You know, I actually once saw someone “eat their hat.” I don’t want to get into details and because it didn’t come out well in the end…if you get my drift. Anyway, what on earth is that supposed to mean when someone says blah-blah-blah or I’ll eat my hat? Well, I’ll tells ya. It actually has nothing at all to do with headwear so my unfortunate friend could have saved himself a whole load of trouble if he’d read this first. Such a literal guy, he is.

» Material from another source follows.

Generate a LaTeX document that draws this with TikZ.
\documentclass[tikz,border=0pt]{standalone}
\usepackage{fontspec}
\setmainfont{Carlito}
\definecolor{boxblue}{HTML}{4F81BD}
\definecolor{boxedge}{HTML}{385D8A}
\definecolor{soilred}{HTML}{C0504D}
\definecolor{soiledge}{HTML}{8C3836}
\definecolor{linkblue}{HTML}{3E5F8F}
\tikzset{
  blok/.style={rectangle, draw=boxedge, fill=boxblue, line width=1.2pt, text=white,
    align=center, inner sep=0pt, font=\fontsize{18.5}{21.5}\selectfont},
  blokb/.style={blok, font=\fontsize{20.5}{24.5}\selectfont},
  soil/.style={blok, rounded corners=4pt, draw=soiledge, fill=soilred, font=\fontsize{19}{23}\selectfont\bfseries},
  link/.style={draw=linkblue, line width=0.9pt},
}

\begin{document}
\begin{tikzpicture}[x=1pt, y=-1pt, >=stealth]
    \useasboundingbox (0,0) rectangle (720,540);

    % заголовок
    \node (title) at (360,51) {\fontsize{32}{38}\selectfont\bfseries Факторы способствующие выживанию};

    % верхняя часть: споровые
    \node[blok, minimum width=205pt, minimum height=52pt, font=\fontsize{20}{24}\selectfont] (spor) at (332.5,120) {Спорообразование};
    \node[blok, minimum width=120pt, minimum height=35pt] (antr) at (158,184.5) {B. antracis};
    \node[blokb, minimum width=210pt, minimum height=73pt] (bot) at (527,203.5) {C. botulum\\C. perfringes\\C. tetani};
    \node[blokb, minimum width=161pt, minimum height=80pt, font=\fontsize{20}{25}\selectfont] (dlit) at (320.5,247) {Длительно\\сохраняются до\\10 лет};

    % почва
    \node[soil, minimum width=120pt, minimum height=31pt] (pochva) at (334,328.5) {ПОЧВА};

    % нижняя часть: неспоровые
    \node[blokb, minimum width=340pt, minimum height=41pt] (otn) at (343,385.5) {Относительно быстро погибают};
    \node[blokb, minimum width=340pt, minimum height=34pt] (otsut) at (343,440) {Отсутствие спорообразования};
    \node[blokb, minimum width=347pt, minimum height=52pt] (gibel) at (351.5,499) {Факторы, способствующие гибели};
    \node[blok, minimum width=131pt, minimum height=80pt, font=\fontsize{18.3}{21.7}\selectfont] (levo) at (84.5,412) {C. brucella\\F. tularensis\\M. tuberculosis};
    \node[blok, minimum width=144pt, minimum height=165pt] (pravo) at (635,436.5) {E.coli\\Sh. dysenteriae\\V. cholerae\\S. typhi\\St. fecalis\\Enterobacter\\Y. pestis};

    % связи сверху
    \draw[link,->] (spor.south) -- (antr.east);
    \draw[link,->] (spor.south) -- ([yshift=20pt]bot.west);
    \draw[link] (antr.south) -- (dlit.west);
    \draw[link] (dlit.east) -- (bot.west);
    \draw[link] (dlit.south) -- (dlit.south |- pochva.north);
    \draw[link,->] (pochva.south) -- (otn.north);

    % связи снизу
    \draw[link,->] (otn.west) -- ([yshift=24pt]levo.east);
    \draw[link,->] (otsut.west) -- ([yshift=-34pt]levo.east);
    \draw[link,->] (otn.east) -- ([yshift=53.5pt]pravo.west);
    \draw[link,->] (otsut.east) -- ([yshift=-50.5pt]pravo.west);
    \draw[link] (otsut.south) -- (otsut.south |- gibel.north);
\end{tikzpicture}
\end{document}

This dates back to those crazy Olde English with their wild propensity for homonyms. Such merry pranksters they were. What the term refers to is actually something called a “hatte.” And what, pray tell, was a hatte? And why would someone want to eat it? A hatte was a dish containing eggs, veal, dates, and spices. Frankly, from that description I’m not completely sure why anyone would want to it. In fact, I’m not at all convinced that I wouldn’t rather eat a fedora after all.
“call me on the carpet”
I just know that someone is going to “call me on the carpet” for a mistake I made in this series of articles. I wonder if it makes it easier if you get called on the red carpet? Nah, probably not. Actually, the origin of this phrase seems up for grabs. There are several different interpretations, but the one which seems to carry the most weight in terms of showing up the most often has to do with the relative expense of carpeting so that only bosses or business owners had carpeting in their offices. When an employee was called in for a reprimand to the boss’ office, he was in essence being called in to the only room with carpeting. I don’t know, frankly this one seems a little thin to me, but I guess it makes as much sense as any of the other explanations.